Kwon, a Supply Chain Management Ph.D. student at URI, teaches the section of students developing URI’s entries to this year’s contest.

 

“Professionals on the ground have seen many instances where a tropical country is hit by a natural disaster, and many shipments come in with boxes of winter coats, gloves and evening gowns,” he explains. While the intention of those who donated was good-hearted, the donations were ineffective. Furthermore, Kwon adds that things like donations of “canned bacon in a predominantly Muslim area that was hit by a disaster could even translate into a negative message: that people [donating] really don’t even care about those people.”

This is not something that URI is just beginning to participate in. “At URI, we have a history of making this humanitarian logistics project part of the Operations [and Supply Chain Management] course,” said Koray Özpola, the area coordinator of the Supply Chain Management doctoral program. In 2012, “out of six projects that were recognized nationally, URI students got one second place and one third place,” Özpolat said.

This year, Kwon’s students are hopeful to place in the competition and represent the university in the process. While his students are all trying to spread the same message with their PSAs, they can submit entries to the contest in either a short video that would be aired on the internet, or a print PSA that would be included in a magazine.

“We’re trying to notify the public that cash is the best way to contribute to people in need after a natural disaster,” said one of Kwon’s students. One of their ideas uses the example of donating bananas to help those in need.
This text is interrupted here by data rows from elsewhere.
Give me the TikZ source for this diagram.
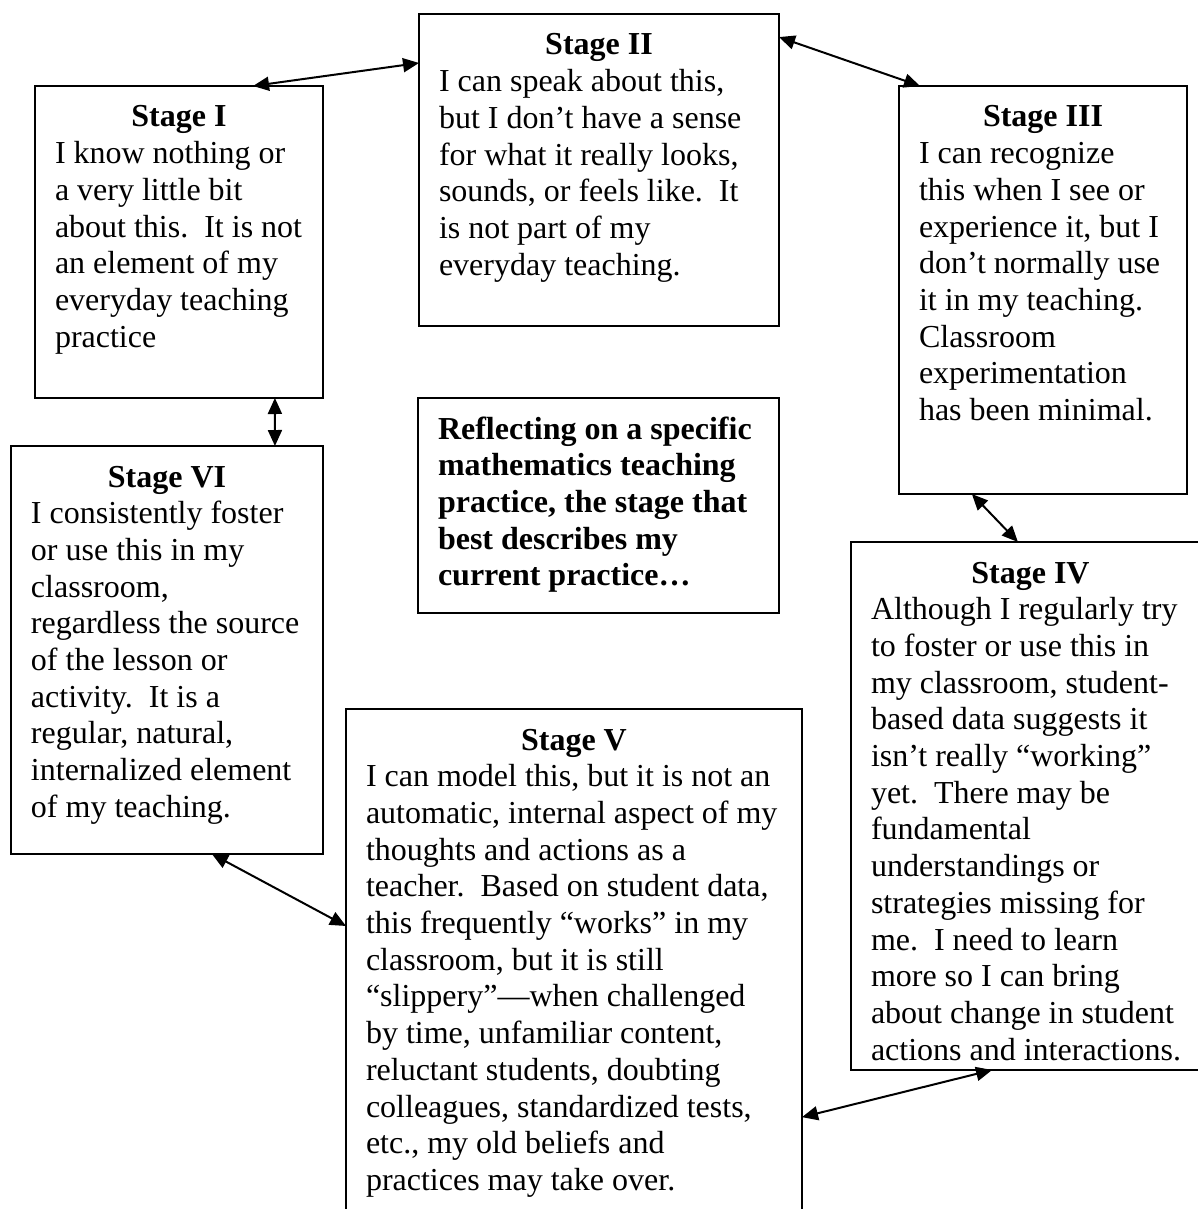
\documentclass[tikz,border=0pt]{standalone}
\usepackage{fontspec}
\setmainfont{Liberation Serif}
\usetikzlibrary{arrows.meta, calc}

\begin{document}
\begin{tikzpicture}[x=0.5pt, y=-0.5pt,
        stagebox/.style={draw, line width=1pt, outer sep=0pt, anchor=north west, align=flush left,
            inner xsep=10pt, inner ysep=0pt, text height=20.5pt,
            font=\fontsize{16}{18.35}\selectfont\frenchspacing,
            execute at begin node={\rightskip=0pt plus 1fil minus 12pt\relax}},
        link/.style={line width=1pt, {Triangle[length=8pt, width=7pt]}-{Triangle[length=8pt, width=7pt]}}]

        % Page frame
        \useasboundingbox (0,0) rectangle (1198,1209);
        \clip (0,0) rectangle (1198,1209);

        % Stage I (top left)
        \node[stagebox, text width=124pt, text depth=135.5pt] (stageI) at (35,86) {\makebox[\linewidth]{\bfseries Stage I}\\
            I know nothing or\\
            a very little bit\\
            about this.\ \ It is not\\
            an element of my\\
            everyday teaching\\
            practice};

        % Stage II (top middle)
        \node[stagebox, text width=160pt, text depth=135.5pt] (stageII) at (419,14) {\makebox[\linewidth]{\bfseries Stage II}\\
            I can speak about this,\\
            but I don't have a sense\\
            for what it really looks,\\
            sounds, or feels like.\ \ It\\
            is not part of my\\
            everyday teaching.};

        % Stage III (top right)
        \node[stagebox, text width=124pt, text depth=183.5pt] (stageIII) at (899,86) {\makebox[\linewidth]{\bfseries Stage III}\\
            I can recognize\\
            this when I see or\\
            experience it, but I\\
            don't normally use\\
            it in my teaching.\\
            Classroom\\
            experimentation\\
            has been minimal.};

        % Stage IV (bottom right, last line cut by the box)
        \begin{scope}
            \clip (851,542) rectangle (1210,1060.5);
            \node[stagebox, draw=none, text width=159.5pt, text depth=243.5pt] (stageIV) at (851,542) {\makebox[\linewidth]{\bfseries Stage IV}\\
                Although I regularly try\\
                to foster or use this in\\
                my classroom, student-\\
                based data suggests it\\
                isn't really ``working''\\
                yet.\ \ There may be\\
                fundamental\\
                understandings or\\
                strategies missing for\\
                me.\ \ I need to learn\\
                more so I can bring\\
                about change in student\\
                actions and interactions.};
        \end{scope}
        \draw[line width=1pt] (stageIV.north west) rectangle (stageIV.south east);

        % Stage V (bottom middle)
        \node[stagebox, text width=208pt, text depth=237.5pt] (stageV) at (346,709) {\makebox[\linewidth]{\bfseries Stage V}\\
            I can model this, but it is not an\\
            automatic, internal aspect of my\\
            thoughts and actions as a\\
            teacher.\ \ Based on student data,\\
            this frequently ``works'' in my\\
            classroom, but it is still\\
            ``slippery''---when challenged\\
            by time, unfamiliar content,\\
            reluctant students, doubting\\
            colleagues, standardized tests,\\
            etc., my old beliefs and\\
            practices may take over.};

        % Stage VI (middle left)
        \node[stagebox, text width=136pt, text depth=183.5pt] (stageVI) at (11,446) {\makebox[\linewidth]{\bfseries Stage VI}\\
            I consistently foster\\
            or use this in my\\
            classroom,\\
            regardless the source\\
            of the lesson or\\
            activity.\ \ It is a\\
            regular, natural,\\
            internalized element\\
            of my teaching.};

        % Question in the centre
        \node[stagebox, text width=160.5pt, text depth=87pt] (focus) at (418,398) {\bfseries
            Reflecting on a specific\\
            mathematics teaching\\
            practice, the stage that\\
            best describes my\\
            current practice\dots};

        % Two-way arrows round the cycle
        \draw[link] ($(stageI.north west)!0.757!(stageI.north east)$) -- ($(stageII.north west)!0.157!(stageII.south west)$);
        \draw[link] ($(stageII.north east)!0.074!(stageII.south east)$) -- ($(stageIII.north west)!0.073!(stageIII.north east)$);
        \draw[link] ($(stageIII.south west)!0.253!(stageIII.south east)$) -- ($(stageIV.north west)!0.465!(stageIV.north east)$);
        \draw[link] ($(stageIV.south west)!0.393!(stageIV.south east)$) -- ($(stageV.north east)!0.791!(stageV.south east)$);
        \draw[link] ($(stageV.north west)!0.4205!(stageV.south west)$) -- ($(stageVI.south west)!0.644!(stageVI.south east)$);
        \draw[link] ($(stageI.south west)!0.833!(stageI.south east)$) -- ($(stageVI.north west)!0.846!(stageVI.north east)$);

\end{tikzpicture}
\end{document}
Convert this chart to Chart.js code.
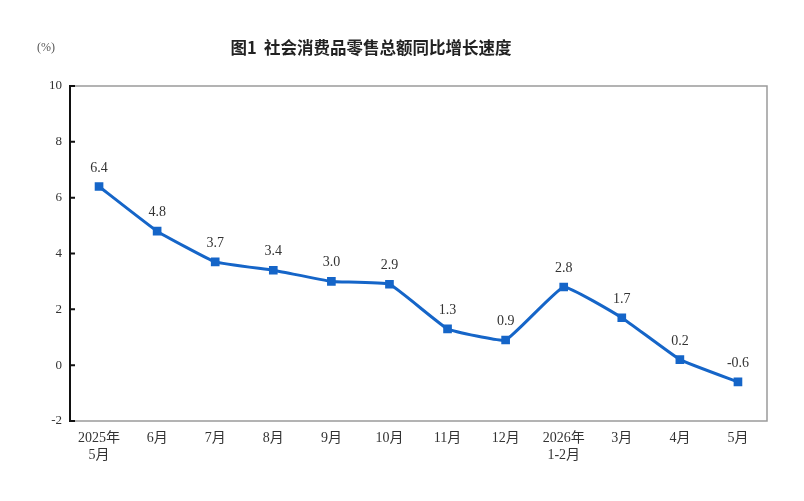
<!DOCTYPE html>
<html>
<head>
<meta charset="utf-8">
<script src="https://cdn.jsdelivr.net/npm/chart.js@4/dist/chart.umd.min.js"></script>
<style>
  html, body { margin: 0; padding: 0; background: #fff; }
  #wrap { width: 804px; height: 501px; }
</style>
</head>
<body>
<div id="wrap"><canvas id="c" width="804" height="501"></canvas></div>
<script>
// values
const months = [["2025年", "5月"], "6月", "7月", "8月", "9月", "10月", "11月", "12月", ["2026年", "1-2月"], "3月", "4月", "5月"];
const growth = [6.4, 4.8, 3.7, 3.4, 3.0, 2.9, 1.3, 0.9, 2.8, 1.7, 0.2, -0.6];
const yTicks = [-2, 0, 2, 4, 6, 8, 10];

const serif = "'Liberation Serif', 'Noto Sans CJK SC', serif";
const blue = "#1565c8";

// title, unit, frame, inner tick marks and value labels
const decor = {
  id: "decor",
  afterDatasetsDraw(chart) {
    const ctx = chart.ctx;
    const a = chart.chartArea;
    const y = chart.scales.y;
    ctx.save();

    ctx.strokeStyle = "#9a9a9a";
    ctx.lineWidth = 1.5;
    ctx.strokeRect(a.left, a.top, a.right - a.left, a.bottom - a.top);
    ctx.strokeStyle = "#111";
    ctx.lineWidth = 2;
    ctx.beginPath();
    ctx.moveTo(a.left, a.top - 1);
    ctx.lineTo(a.left, a.bottom + 1);
    yTicks.forEach(v => {
      const py = y.getPixelForValue(v);
      ctx.moveTo(a.left, py);
      ctx.lineTo(a.left + 5, py);
    });
    ctx.stroke();

    ctx.fillStyle = "#333";
    ctx.font = "14px " + serif;
    ctx.textAlign = "center";
    ctx.textBaseline = "alphabetic";
    const meta = chart.getDatasetMeta(0);
    meta.data.forEach((pt, i) => {
      ctx.fillText(growth[i].toFixed(1), pt.x, pt.y - 15);
    });

    ctx.fillStyle = "#222";
    ctx.font = "bold 16.5px 'Noto Sans CJK SC', sans-serif";
    ctx.fillText("图1  社会消费品零售总额同比增长速度", 371, 54);

    ctx.fillStyle = "#555";
    ctx.font = "12px " + serif;
    ctx.fillText("(%)", 46, 51);
    ctx.restore();
  }
};

new Chart(document.getElementById("c"), {
  type: "line",
  data: {
    labels: months,
    datasets: [{
      data: growth,
      borderColor: blue,
      backgroundColor: blue,
      borderWidth: 3,
      pointStyle: "rect",
      pointRadius: 4,
      pointHoverRadius: 4,
      tension: 0.1,
      clip: false
    }]
  },
  options: {
    responsive: false,
    animation: false,
    layout: { padding: { top: 86, right: 37, left: 0, bottom: 0 } },
    plugins: {
      legend: { display: false },
      tooltip: { enabled: false },
      title: { display: false }
    },
    scales: {
      x: {
        offset: true,
        grid: { display: false, drawTicks: false },
        border: { display: false },
        ticks: {
          color: "#333",
          font: { family: serif, size: 14 },
          padding: 9,
          maxRotation: 0,
          autoSkip: false
        },
        afterFit(s) { s.height = 80; }
      },
      y: {
        min: -2,
        max: 10,
        afterBuildTicks(s) { s.ticks = yTicks.map(v => ({ value: v })); },
        grid: { display: false, drawTicks: false },
        border: { display: false },
        ticks: {
          color: "#333",
          font: { family: serif, size: 13 },
          padding: 8
        },
        afterFit(s) { s.width = 70; }
      }
    }
  },
  plugins: [decor]
});
</script>
</body>
</html>
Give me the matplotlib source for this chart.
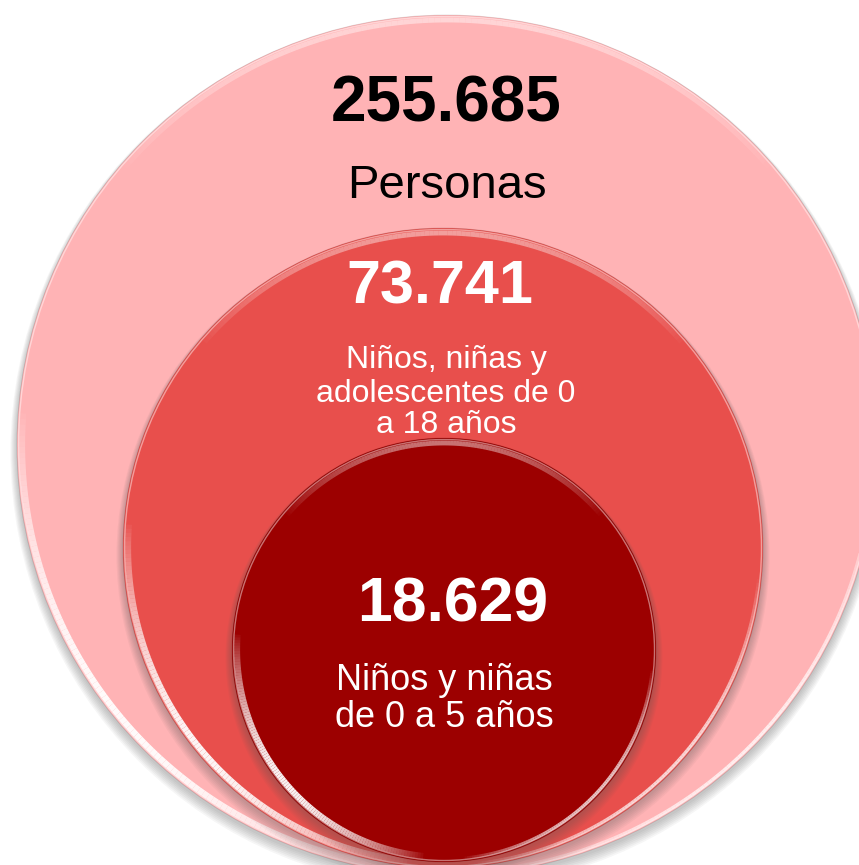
import numpy as np
import matplotlib
matplotlib.use("Agg")
import matplotlib.pyplot as plt
from matplotlib.patches import Circle
from matplotlib.collections import LineCollection

# ---- data ----
values = ["255.685", "73.741", "18.629"]
labels = [["Personas"],
          ["Niños, niñas y", "adolescentes de 0", "a 18 años"],
          ["Niños y niñas", "de 0 a 5 años"]]

# ---- layout / style (pixel coordinates, y downward) ----
W, H = 859, 865
circles = [(447, 445, 430), (443, 548, 320), (444, 650, 212)]
fills = ["#FFB3B5", "#E84F4C", "#9C0000"]
text_colors = ["black", "white", "white"]
value_pos = [(446, 122), (440, 303), (453, 622)]
value_size = [46, 44, 45]
label_pos = [(447, [198]), (446, [368, 402, 433]), (444, [690, 727])]
label_size = [34, 23, 26]

plt.rcParams['font.family'] = ['Liberation Sans', 'DejaVu Sans']
fig = plt.figure(figsize=(W / 100, H / 100), dpi=100)
ax = fig.add_axes([0, 0, 1, 1])
ax.set_xlim(0, W)
ax.set_ylim(H, 0)
ax.set_aspect('equal')
ax.axis('off')


def tapered_arc(cx, cy, r, t1, t2, lw, amax, z, color='white', n=120):
    t = np.radians(np.linspace(t1, t2, n + 1))
    x = cx + r * np.cos(t)
    y = cy + r * np.sin(t)
    segs = [[(x[k], y[k]), (x[k + 1], y[k + 1])] for k in range(n)]
    prof = np.sin(np.linspace(0, np.pi, n)) ** 0.8
    rgba = np.zeros((n, 4))
    rgba[:, :3] = matplotlib.colors.to_rgb(color)
    rgba[:, 3] = amax * prof
    ax.add_collection(LineCollection(segs, colors=rgba, linewidths=lw,
                                     capstyle='butt', zorder=z))


for i, ((cx, cy, r), fc) in enumerate(zip(circles, fills)):
    z = 2 + i * 10
    # soft shadow
    for k in range(7):
        ax.add_patch(Circle((cx, cy + 3 + k * 0.7), r + 0.5 + k * 1.0,
                            facecolor='#505050', edgecolor='none',
                            alpha=0.05, zorder=z))
    ax.add_patch(Circle((cx, cy), r, facecolor=fc, edgecolor='none', zorder=z + 1))
    # thin glossy rim
    ax.add_patch(Circle((cx, cy), r - 1.5, facecolor='none', edgecolor='white',
                        linewidth=1.0, alpha=0.45, zorder=z + 2))
    # bright lower-left band
    tapered_arc(cx, cy, r - 5, 95, 185, 4.5, 0.95, z + 2)
    # lower-right thin highlight
    tapered_arc(cx, cy, r - 3, 5, 85, 2.2, 0.75, z + 2)
    # top highlight
    tapered_arc(cx, cy, r - 5, 220, 320, 3.5, 0.45, z + 2)
    # darker outline
    ax.add_patch(Circle((cx, cy), r, facecolor='none', edgecolor='#000000',
                        linewidth=0.6, alpha=0.12, zorder=z + 2))

for i in range(3):
    vx, vy = value_pos[i]
    ax.text(vx, vy, values[i], ha='center', va='baseline', fontsize=value_size[i],
            fontweight='bold', color=text_colors[i], zorder=50)
    lx, lys = label_pos[i]
    for line, ly in zip(labels[i], lys):
        ax.text(lx, ly, line, ha='center', va='baseline', fontsize=label_size[i],
                color=text_colors[i], zorder=50)

fig.savefig("out.png", dpi=100)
The bananas “are almost ripe when you donate them, while they are in transit they are at their prime ripeness, and when they get there they are rotten, and no good for eating,” she added. “What you’ve intended as a good deed has now become something unusable for them.”

The contest’s deadline is April 5, when students around the nation must have their PSAs submitted to CIDI’s official PSAID website. Even though Kwon is overseeing URI’s entries this year, Özpolat used to teach the course in which the students design the PSAs.

“When I used to participate, I remember over 130 submissions from around the U.S.,” Özpolat said. There is no doubt that while the competition is steep, it is about raising awareness on how to effectively donate. Özpolat echoed a wise sentiment that encapsulates all that the PSAid contest is about. “Compassion is good, but if it is not smart, it does more harm than good.”